TASK INSTRUCTIONS. Leave out all pictures and give back precisely the lines from the line with "Emit a Python" to the line with "int_tpa = [21.3, 21.3]", including those two lines.

ITEMS.
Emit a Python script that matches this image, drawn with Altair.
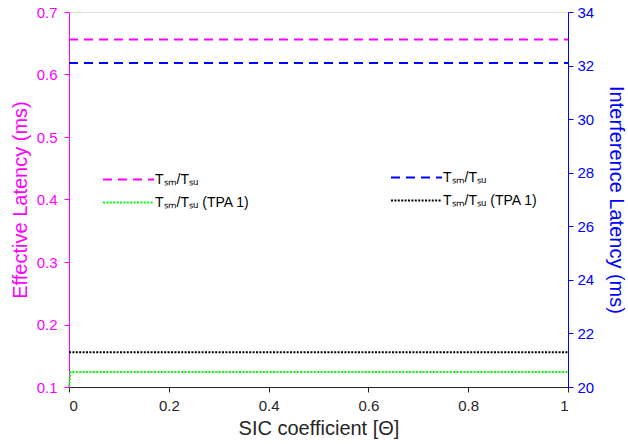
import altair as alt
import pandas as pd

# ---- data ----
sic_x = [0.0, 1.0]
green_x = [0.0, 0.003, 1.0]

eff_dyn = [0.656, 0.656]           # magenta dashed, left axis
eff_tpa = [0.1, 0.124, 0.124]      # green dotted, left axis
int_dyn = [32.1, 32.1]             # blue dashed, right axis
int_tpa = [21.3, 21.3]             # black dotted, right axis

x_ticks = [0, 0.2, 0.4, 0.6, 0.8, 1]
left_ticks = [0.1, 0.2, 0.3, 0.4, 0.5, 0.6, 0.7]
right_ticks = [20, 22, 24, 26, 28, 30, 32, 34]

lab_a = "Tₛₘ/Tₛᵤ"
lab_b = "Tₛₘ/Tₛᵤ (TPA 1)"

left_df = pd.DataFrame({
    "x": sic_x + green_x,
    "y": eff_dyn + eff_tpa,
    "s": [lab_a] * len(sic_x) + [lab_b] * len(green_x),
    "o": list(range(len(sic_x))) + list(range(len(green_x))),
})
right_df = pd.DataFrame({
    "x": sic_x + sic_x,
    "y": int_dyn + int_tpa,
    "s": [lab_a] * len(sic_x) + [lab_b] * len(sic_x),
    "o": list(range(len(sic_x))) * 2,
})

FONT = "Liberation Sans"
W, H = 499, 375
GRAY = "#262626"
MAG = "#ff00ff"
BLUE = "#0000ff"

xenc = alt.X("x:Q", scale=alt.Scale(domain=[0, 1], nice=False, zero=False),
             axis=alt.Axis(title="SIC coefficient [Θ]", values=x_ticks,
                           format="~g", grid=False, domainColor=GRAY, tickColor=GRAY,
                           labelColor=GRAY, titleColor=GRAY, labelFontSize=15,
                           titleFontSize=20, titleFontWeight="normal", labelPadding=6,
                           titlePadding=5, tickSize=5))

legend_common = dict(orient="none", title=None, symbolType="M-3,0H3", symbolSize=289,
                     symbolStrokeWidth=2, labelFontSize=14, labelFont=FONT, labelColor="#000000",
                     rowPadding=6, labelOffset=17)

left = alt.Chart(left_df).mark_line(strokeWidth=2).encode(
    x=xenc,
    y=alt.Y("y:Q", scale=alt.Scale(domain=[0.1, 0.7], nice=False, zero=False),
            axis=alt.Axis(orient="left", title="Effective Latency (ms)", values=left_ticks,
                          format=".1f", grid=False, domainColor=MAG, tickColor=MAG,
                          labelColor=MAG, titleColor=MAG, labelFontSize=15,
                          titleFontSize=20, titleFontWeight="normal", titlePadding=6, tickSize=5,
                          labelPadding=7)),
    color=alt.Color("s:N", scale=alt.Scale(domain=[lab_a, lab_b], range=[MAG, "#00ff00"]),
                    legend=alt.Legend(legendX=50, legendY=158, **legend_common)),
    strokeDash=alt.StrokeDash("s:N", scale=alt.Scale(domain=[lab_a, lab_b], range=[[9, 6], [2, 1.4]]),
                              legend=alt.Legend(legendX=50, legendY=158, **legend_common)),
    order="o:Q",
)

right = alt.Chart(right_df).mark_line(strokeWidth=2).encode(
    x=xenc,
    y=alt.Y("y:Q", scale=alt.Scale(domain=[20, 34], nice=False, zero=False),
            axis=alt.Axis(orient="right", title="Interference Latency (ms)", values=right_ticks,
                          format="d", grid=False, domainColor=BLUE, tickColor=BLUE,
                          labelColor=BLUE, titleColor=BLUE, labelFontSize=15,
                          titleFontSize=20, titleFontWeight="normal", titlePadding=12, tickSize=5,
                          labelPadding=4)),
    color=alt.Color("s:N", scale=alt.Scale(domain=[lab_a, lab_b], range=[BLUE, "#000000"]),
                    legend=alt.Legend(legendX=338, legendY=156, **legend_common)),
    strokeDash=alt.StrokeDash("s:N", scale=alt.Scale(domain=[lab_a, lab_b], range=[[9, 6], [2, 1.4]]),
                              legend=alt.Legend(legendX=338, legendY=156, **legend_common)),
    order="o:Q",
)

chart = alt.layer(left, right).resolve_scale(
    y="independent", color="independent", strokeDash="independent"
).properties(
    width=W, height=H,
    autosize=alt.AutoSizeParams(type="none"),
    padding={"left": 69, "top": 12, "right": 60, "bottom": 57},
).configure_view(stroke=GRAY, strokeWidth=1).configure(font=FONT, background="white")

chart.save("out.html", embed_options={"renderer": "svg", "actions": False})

--

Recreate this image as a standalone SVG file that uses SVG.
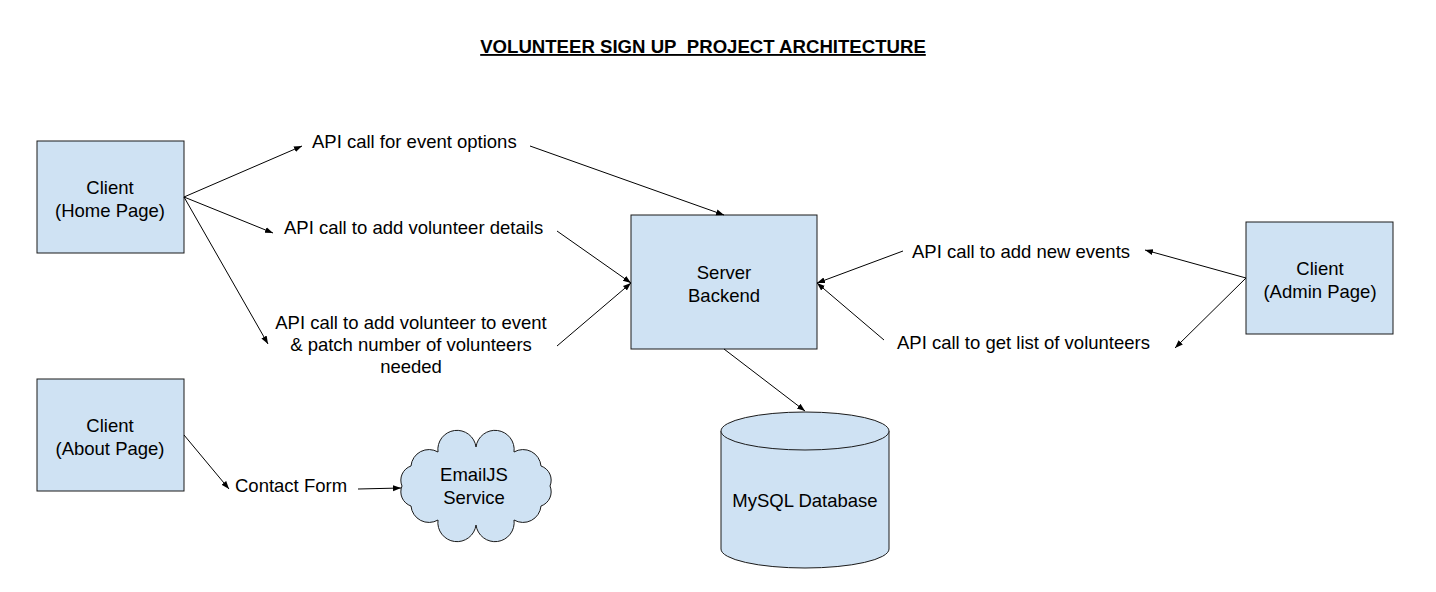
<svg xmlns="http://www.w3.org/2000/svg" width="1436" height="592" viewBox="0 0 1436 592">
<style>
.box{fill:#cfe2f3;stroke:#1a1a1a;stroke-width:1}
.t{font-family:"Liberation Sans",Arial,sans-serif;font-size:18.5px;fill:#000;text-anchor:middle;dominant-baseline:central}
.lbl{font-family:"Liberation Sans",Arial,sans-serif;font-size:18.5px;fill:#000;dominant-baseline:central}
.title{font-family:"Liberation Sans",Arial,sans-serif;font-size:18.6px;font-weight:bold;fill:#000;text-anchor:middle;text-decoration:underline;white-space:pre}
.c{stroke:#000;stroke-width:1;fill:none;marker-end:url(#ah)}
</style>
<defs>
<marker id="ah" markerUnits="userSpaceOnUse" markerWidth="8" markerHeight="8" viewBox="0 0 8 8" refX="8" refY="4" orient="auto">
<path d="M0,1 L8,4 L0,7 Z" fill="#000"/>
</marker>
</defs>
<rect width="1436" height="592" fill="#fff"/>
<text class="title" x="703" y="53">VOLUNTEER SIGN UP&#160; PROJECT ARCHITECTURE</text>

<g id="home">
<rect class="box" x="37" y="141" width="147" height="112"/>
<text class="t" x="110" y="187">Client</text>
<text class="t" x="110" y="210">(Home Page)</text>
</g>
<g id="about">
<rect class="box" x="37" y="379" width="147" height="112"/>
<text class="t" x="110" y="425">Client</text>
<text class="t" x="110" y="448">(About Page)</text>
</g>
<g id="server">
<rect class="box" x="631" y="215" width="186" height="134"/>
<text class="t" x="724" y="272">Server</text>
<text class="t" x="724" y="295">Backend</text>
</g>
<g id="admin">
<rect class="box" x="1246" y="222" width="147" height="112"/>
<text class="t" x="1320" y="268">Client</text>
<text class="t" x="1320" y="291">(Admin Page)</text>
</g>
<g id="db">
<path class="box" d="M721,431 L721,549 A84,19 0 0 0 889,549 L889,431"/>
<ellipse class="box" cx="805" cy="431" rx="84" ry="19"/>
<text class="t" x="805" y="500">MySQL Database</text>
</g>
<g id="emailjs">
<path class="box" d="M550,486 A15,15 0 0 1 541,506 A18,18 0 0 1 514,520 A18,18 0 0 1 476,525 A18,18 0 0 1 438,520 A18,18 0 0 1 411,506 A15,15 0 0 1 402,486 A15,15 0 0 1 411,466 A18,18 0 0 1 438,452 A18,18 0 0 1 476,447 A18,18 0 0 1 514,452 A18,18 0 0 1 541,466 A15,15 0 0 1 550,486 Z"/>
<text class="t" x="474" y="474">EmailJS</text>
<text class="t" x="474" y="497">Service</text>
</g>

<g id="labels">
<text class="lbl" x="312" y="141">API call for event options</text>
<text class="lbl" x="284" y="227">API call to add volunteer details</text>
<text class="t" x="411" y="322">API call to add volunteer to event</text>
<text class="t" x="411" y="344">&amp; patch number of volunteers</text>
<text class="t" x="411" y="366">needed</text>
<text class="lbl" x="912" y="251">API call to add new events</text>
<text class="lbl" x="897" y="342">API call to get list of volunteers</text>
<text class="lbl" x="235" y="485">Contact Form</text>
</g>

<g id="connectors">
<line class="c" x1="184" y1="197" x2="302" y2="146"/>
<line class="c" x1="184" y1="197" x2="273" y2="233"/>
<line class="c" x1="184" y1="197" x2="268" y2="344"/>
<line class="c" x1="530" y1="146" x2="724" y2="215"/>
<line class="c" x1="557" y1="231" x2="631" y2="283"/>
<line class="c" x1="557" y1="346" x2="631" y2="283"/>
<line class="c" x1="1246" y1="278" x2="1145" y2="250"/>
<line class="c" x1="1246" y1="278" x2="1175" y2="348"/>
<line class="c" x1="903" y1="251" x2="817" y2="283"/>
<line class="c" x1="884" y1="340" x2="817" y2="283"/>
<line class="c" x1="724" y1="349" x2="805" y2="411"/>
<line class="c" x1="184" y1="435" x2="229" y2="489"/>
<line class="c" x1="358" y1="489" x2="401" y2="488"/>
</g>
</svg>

RESPONSE TO THIS TASK.
Emit a Python script that matches this image, drawn with Altair.
import altair as alt
import pandas as pd

# ---- data ----
sic_x = [0.0, 1.0]
green_x = [0.0, 0.003, 1.0]

eff_dyn = [0.656, 0.656]           # magenta dashed, left axis
eff_tpa = [0.1, 0.124, 0.124]      # green dotted, left axis
int_dyn = [32.1, 32.1]             # blue dashed, right axis
int_tpa = [21.3, 21.3]             # black dotted, right axis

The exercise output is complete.